The wall was a new pillar in the construction of the mobile, sovereign, and rights-bearing Israeli citizen and the immobilized, rights-deprived Palestinian. In a fortressed world, time and space become unbearably stretched as distances of a few miles can take on paramount scale and each side of the wall experiences distinct temporalities and mobilities.
In the small space of Palestine-Israel, mobilities are actively relational—on one side constrained, managed, and decelerated, and on the other, accelerated and spatially expansive. Categories of identity, themselves imposed by the colonial regime, have been instrumentalized as an axis around which mobility is allocated. To travel in Palestine is to be caught in a slow-moving vortex of filtering by the permit system and funneling through the ubiquitous checkpoints, and to move among spaces with varying forms of sovereignty and power.

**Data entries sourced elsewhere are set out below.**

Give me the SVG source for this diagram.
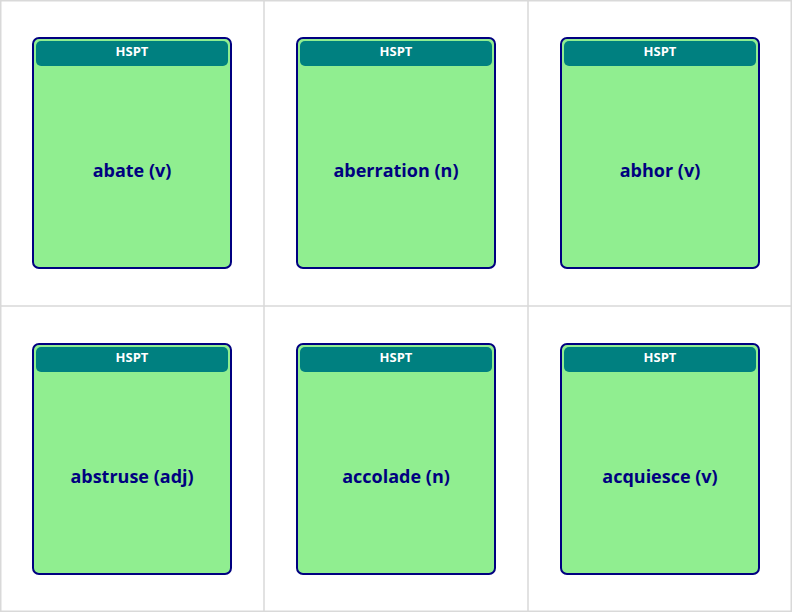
<svg xmlns="http://www.w3.org/2000/svg" width="792" height="612" viewBox="0 0 792 612">
<style>
.grid{stroke:#d9d9d9;stroke-width:1.5;fill:none}
.card{fill:#90ee90;stroke:#000080;stroke-width:2}
.hdr{fill:#008080}
.ht{font-family:"Open Sans","Liberation Sans",sans-serif;font-weight:700;font-size:13px;fill:#fff;text-anchor:middle}
.wt{font-family:"Open Sans","Liberation Sans",sans-serif;font-weight:700;font-size:18px;fill:#000080;text-anchor:middle}
</style>
<rect width="792" height="612" fill="#fff"/>
<g id="grid">
<rect class="grid" x="0.75" y="0.75" width="790.5" height="610.5"/>
<line class="grid" x1="264" y1="0" x2="264" y2="612"/>
<line class="grid" x1="528" y1="0" x2="528" y2="612"/>
<line class="grid" x1="0" y1="306" x2="792" y2="306"/>
</g>
<defs>
<g id="c">
<rect class="card" x="33" y="38" width="198" height="230" rx="6"/>
<rect class="hdr" x="36" y="41" width="192" height="25" rx="5"/>
<text class="ht" x="132" y="56">HSPT</text>
</g>
</defs>
<g id="n1"><use href="#c"/><text class="wt" x="132" y="177">abate (v)</text></g>
<g id="n2" transform="translate(264,0)"><use href="#c"/><text class="wt" x="132" y="177">aberration (n)</text></g>
<g id="n3" transform="translate(528,0)"><use href="#c"/><text class="wt" x="132" y="177">abhor (v)</text></g>
<g id="n4" transform="translate(0,306)"><use href="#c"/><text class="wt" x="132" y="177">abstruse (adj)</text></g>
<g id="n5" transform="translate(264,306)"><use href="#c"/><text class="wt" x="132" y="177">accolade (n)</text></g>
<g id="n6" transform="translate(528,306)"><use href="#c"/><text class="wt" x="132" y="177">acquiesce (v)</text></g>
<g id="connectors"/>
</svg>
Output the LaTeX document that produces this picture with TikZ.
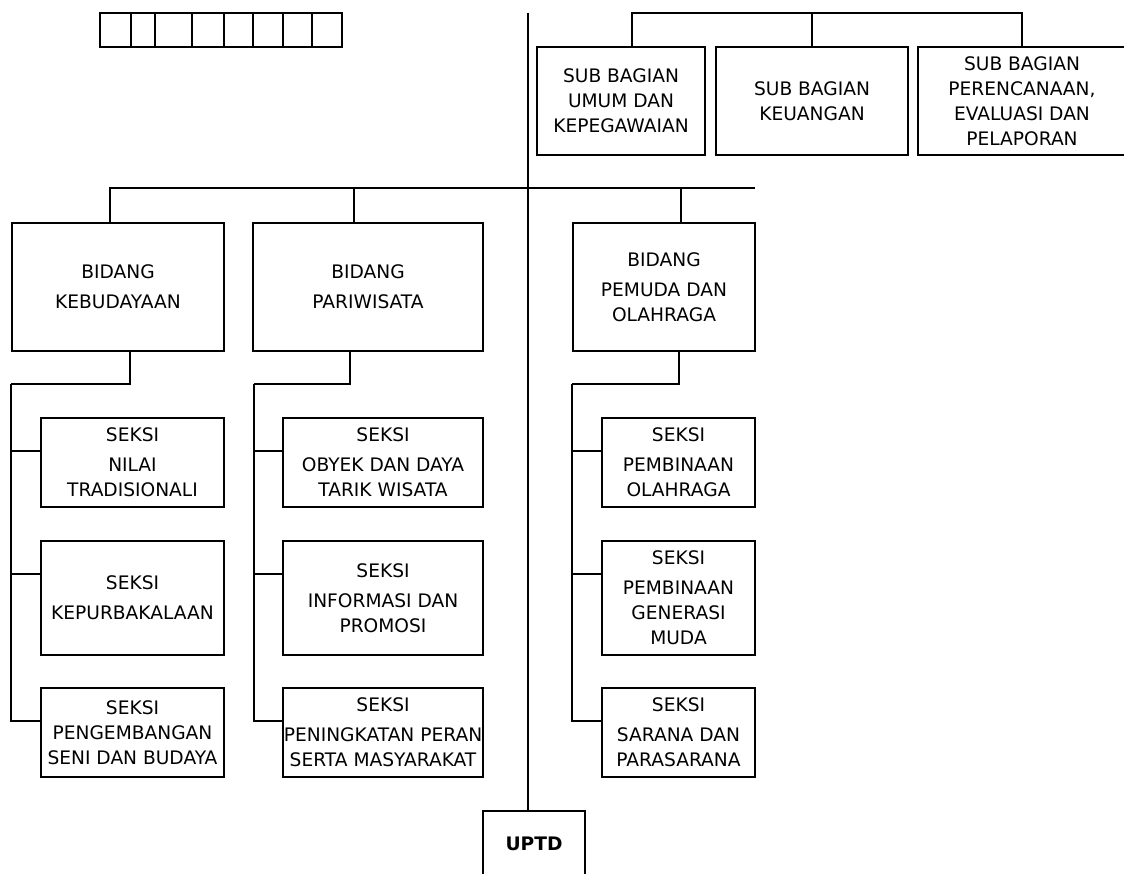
\documentclass[tikz,border=0pt]{standalone}
\usepackage{fontspec}
\setmainfont{DejaVu Sans}
\usetikzlibrary{positioning}

\begin{document}
\begin{tikzpicture}[x=0.02cm, y=-0.02cm,
    garis/.style={line width=1pt},
    kotak/.style={draw, line width=1pt, align=center, inner sep=0pt,
        font=\fontsize{10.6}{14.2}\selectfont},
    subbag/.style={kotak, minimum height=2.16cm},
    bidang/.style={kotak, minimum height=2.56cm},
    seksi/.style={kotak, minimum height=1.78cm},
    seksitinggi/.style={kotak, minimum height=2.28cm}]
    \clip (0,0) rectangle (1124,874);

    % Kotak kecil di kiri atas
    \draw[garis] (100,13) rectangle (342,47);
    \foreach \x in {131,155,192,224,253,283,312}
        \draw[garis] (\x,13) -- (\x,47);

    % Sub bagian
    \node[subbag, minimum width=3.36cm] (sb1) at (621,101) {SUB BAGIAN\\UMUM DAN\\KEPEGAWAIAN};
    \node[subbag, minimum width=3.84cm] (sb2) at (812,101) {SUB BAGIAN\\KEUANGAN};
    \node[subbag, minimum width=4.16cm] (sb3) at (1022,101) {SUB BAGIAN\\PERENCANAAN,\\EVALUASI DAN\\PELAPORAN};

    % Bidang
    \node[bidang, minimum width=4.24cm] (bk) at (118,287) {BIDANG\\[2.8pt]KEBUDAYAAN};
    \node[bidang, minimum width=4.6cm] (bp) at (368,287) {BIDANG\\[2.8pt]PARIWISATA};
    \node[bidang, minimum width=3.64cm] (bo) at (664,287) {BIDANG\\[2.8pt]PEMUDA DAN\\OLAHRAGA};

    % Seksi kebudayaan
    \node[seksi, minimum width=3.66cm] (s11) at (132.5,462.5) {SEKSI\\[2.8pt]NILAI\\TRADISIONALI};
    \node[seksitinggi, minimum width=3.66cm] (s12) at (132.5,598) {SEKSI\\[2.8pt]KEPURBAKALAAN};
    \node[seksi, minimum width=3.66cm] (s13) at (132.5,732.5) {SEKSI\\PENGEMBANGAN\\SENI DAN BUDAYA};

    % Seksi pariwisata
    \node[seksi, minimum width=4cm] (s21) at (383,462.5) {SEKSI\\[2.8pt]OBYEK DAN DAYA\\TARIK WISATA};
    \node[seksitinggi, minimum width=4cm] (s22) at (383,598) {SEKSI\\[2.8pt]INFORMASI DAN\\PROMOSI};
    \node[seksi, minimum width=4cm] (s23) at (383,732.5) {SEKSI\\[2.8pt]PENINGKATAN PERAN\\SERTA MASYARAKAT};

    % Seksi pemuda dan olahraga
    \node[seksi, minimum width=3.06cm] (s31) at (678.5,462.5) {SEKSI\\[2.8pt]PEMBINAAN\\OLAHRAGA};
    \node[seksitinggi, minimum width=3.06cm] (s32) at (678.5,598) {SEKSI\\[2.8pt]PEMBINAAN\\GENERASI\\MUDA};
    \node[seksi, minimum width=3.06cm] (s33) at (678.5,732.5) {SEKSI\\[2.8pt]SARANA DAN\\PARASARANA};

    % UPTD
    \node[kotak, font=\fontsize{10.6}{14.2}\selectfont\bfseries,
        minimum width=2.04cm, minimum height=1.32cm] (uptd) at (534,844) {UPTD};

    % Garis tengah
    \coordinate (garisAtas) at (528,13);
    \draw[garis] (garisAtas) -- (garisAtas |- uptd.north);

    % Garis sub bagian
    \coordinate (busAtas) at (0,13);
    \coordinate (sb1Top) at ([xshift=0.22cm]sb1.north);
    \draw[garis] (sb1Top) |- (sb3.north |- busAtas) -- (sb3.north);
    \draw[garis] (sb2.north) -- (sb2.north |- busAtas);

    % Garis bidang
    \coordinate (busEnd) at (755,188);
    \coordinate (bkTop) at ([xshift=-0.16cm]bk.north);
    \coordinate (bpTop) at ([xshift=-0.28cm]bp.north);
    \coordinate (boTop) at ([xshift=0.34cm]bo.north);
    \draw[garis] (bkTop) |- (busEnd);
    \draw[garis] (bpTop) -- (bpTop |- busEnd);
    \draw[garis] (boTop) -- (boTop |- busEnd);

    % Garis seksi
    \coordinate (kSpine) at (11,384);
    \coordinate (pSpine) at (254,384);
    \coordinate (oSpine) at (572,384);
    \draw[garis] ([xshift=0.24cm]bk.south) |- (kSpine);
    \draw[garis] ([xshift=-0.36cm]bp.south) |- (pSpine);
    \draw[garis] ([xshift=0.3cm]bo.south) |- (oSpine);
    \foreach \sp/\c in {kSpine/1, pSpine/2, oSpine/3} {
        \foreach \r in {1,2,3}
            \draw[garis] (\sp) |- ([yshift=-0.68cm]s\c\r.north west);
    }
\end{tikzpicture}
\end{document}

As the workday draws to a close, Selma tells everyone in the office where she works to take their laptops because “none of us really knows if we will arrive here tomorrow.” Daily life lurches forward in crisis mode; its sequencing enveloped in uncertainty. Selma’s comment underscores the way the pragmatics of daily life—ordinary coming and going—are unknowable and contingent on others. At checkpoints, the state’s structures and protocols for mobility are vividly displayed, publicly enacted, and viscerally experienced. Checkpoints are structured around an embodied and sequential course of movement with corresponding demands on demeanor and speech. Movement is ordered by a disciplinary and ritualistic, although often ambiguous sequencing. Enacting the script publicly reaffirms and reproduces the formula of subordination and domination, yet its strangling effects have prompted resourcefulness and improvisation….
Palestinians complain yet accommodate….. They speak of suffocation and imprisonment, of the desire for a “normal” life: “We want to enjoy the simple pleasures of life—go to movies, to a café in Jerusalem, to travel, to feel safe.”…Checkpoints assume an aggregate, unitary Palestinian body defined by its collective potential for opposition, and thus they violate international law prohibiting collective punishment as well as freedom of movement. Security is the fetishized rationale in which immobilization is cast: “we do this because they are terrorists.” In the post-9/11 world, mobility has been securitized and subjected to ever-evolving surveillance techniques. As part of the WoT, mobility is now a matter of national security globally, reaching an extreme in Palestine where the ability to move is openly and unequivocally distributed according to ethno-religious and national identities. The inequitable allocation of mobility and space crafts an expanding Jewish space/time and a shrinking, fragmented Palestinian one. Israelis move with ease… while the spatially constrained Palestinian only moves with permission.
Checkpoints’ immobilizing effects have seriously eroded their ability to produce space. Human mobility figures prominently in the way landscape is produced, reproduced, and endowed with meaning. A new lexicon of topographic names and spatial locators peppers daily conversation: checkpoints, flying checkpoints, terminals, underground passages, gates, areas A, B, and C, and bypass roads. Landscape is constantly being reconfigured through interdictions of access and mobility, new forms of the built environment, and linguistic changes, evident in Hebrew signage, that can render it nearly unrecognizable. In other words, landscape is always in an emergent state, produced by human design ranging from the banal and subtle to the grandiose and spectacular.
If place acquires definition and meaning through the social activities people engage in and the social relationships they craft and pursue in them, then Palestinians are increasingly constrained in their place-making capacity. They can only craft and give meaning to place in very delimited areas.